=== Given problem ===
Gather, from the data below, each line in which the word "Python" occurs.

=== Records for the exercise ===

■ ■ ■ ■ ■ ■ ■

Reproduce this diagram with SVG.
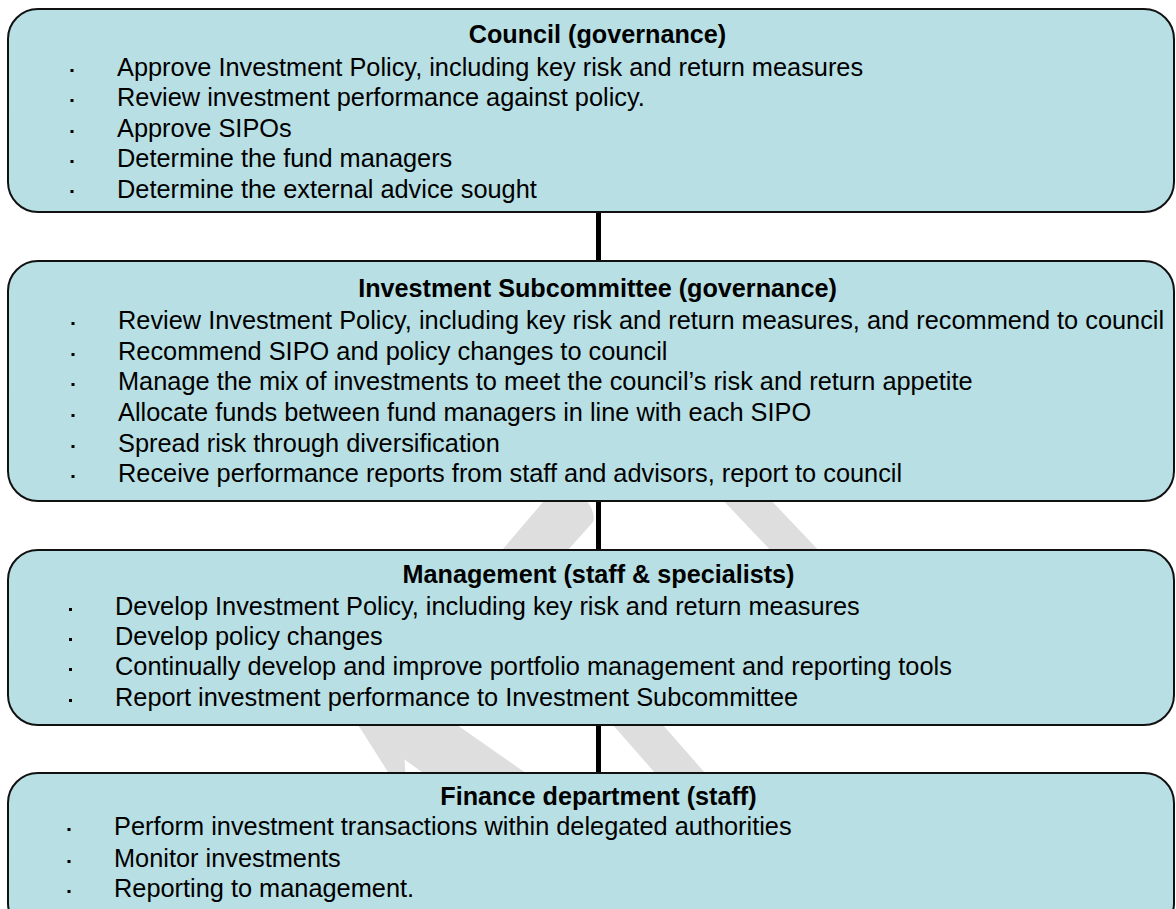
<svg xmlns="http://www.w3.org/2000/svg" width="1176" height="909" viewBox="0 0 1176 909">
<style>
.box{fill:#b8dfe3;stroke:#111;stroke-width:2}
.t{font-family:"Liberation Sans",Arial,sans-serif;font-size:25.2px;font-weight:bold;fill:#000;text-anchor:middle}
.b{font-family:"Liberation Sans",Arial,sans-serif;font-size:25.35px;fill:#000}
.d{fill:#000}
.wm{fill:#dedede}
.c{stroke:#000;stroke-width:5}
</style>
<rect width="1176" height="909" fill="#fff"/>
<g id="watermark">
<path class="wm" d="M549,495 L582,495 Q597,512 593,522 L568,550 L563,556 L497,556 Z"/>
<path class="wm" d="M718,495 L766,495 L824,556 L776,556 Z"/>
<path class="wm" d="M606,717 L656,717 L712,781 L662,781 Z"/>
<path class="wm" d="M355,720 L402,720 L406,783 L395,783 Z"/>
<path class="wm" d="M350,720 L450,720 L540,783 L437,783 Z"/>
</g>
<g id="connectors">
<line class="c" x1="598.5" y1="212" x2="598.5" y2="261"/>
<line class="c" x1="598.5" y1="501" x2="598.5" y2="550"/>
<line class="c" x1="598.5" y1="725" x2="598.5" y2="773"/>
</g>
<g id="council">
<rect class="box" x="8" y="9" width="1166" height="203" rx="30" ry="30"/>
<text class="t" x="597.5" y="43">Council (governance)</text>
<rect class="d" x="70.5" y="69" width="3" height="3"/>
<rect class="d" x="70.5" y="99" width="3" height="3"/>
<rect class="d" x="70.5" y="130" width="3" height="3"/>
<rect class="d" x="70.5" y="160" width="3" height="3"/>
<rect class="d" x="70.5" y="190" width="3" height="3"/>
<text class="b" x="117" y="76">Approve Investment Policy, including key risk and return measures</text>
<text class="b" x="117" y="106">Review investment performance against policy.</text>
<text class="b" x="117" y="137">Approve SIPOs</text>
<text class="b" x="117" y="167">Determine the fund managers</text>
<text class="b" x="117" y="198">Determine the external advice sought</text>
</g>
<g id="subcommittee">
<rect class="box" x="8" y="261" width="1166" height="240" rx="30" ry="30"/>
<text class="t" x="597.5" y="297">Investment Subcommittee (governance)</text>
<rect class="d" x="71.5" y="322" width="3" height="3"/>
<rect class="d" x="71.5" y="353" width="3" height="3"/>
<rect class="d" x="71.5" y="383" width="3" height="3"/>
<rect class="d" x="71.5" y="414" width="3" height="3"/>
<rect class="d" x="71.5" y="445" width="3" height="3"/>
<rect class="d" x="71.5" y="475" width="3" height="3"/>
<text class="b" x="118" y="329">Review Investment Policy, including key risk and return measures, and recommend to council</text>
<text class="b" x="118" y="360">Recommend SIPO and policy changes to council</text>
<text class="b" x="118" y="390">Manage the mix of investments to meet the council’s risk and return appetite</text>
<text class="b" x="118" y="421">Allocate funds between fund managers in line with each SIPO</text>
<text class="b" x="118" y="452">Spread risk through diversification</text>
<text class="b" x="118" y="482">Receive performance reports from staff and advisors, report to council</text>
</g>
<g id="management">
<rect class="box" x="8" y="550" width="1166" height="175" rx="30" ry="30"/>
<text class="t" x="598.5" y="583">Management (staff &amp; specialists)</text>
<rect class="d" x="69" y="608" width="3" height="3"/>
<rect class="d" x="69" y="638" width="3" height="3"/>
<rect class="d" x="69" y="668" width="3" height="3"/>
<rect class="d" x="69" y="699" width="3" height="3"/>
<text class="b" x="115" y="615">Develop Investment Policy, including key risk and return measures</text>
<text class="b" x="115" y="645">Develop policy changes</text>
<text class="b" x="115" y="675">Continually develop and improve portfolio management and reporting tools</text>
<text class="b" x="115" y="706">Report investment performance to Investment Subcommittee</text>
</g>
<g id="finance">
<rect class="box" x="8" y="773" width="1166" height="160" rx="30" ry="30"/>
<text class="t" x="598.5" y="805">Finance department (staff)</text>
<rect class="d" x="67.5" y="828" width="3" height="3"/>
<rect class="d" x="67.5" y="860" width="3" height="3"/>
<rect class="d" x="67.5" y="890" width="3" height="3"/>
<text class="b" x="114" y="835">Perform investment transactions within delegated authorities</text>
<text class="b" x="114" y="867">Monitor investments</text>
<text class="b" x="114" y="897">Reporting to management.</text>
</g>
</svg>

■ ■ ■ ■ ■ ■ ■

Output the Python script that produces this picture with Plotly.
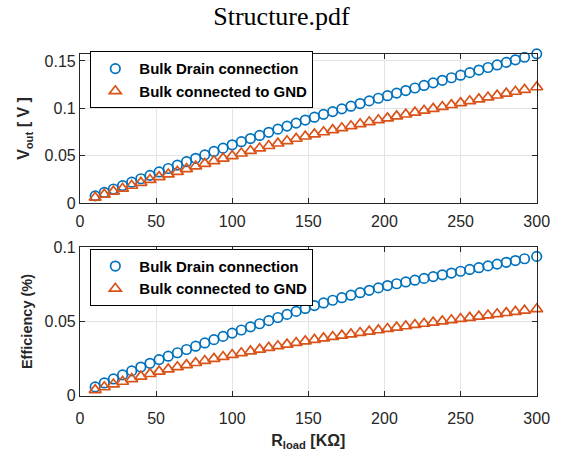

■ ■ ■ ■ ■ ■ ■

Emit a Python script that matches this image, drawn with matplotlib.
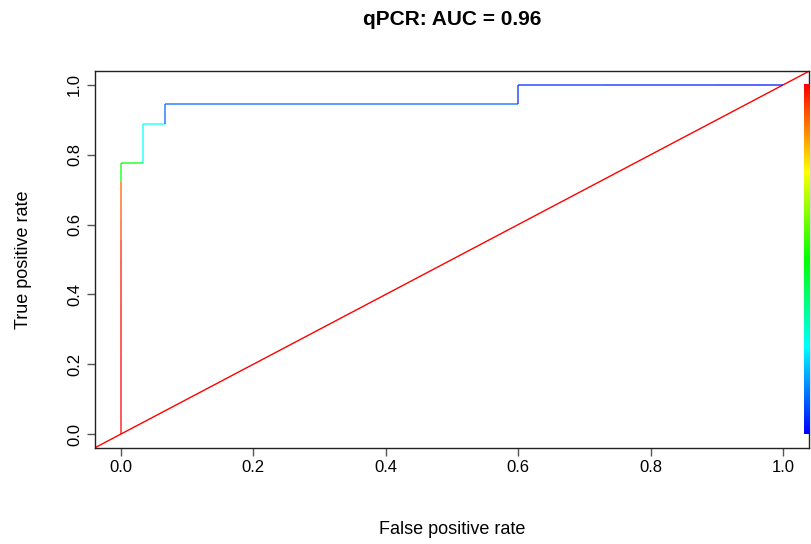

■ ■ ■ ■ ■ ■ ■

=== Result of the task ===
Output the Python script that produces this picture with Plotly.
Emit a Python script that matches this image, drawn with matplotlib.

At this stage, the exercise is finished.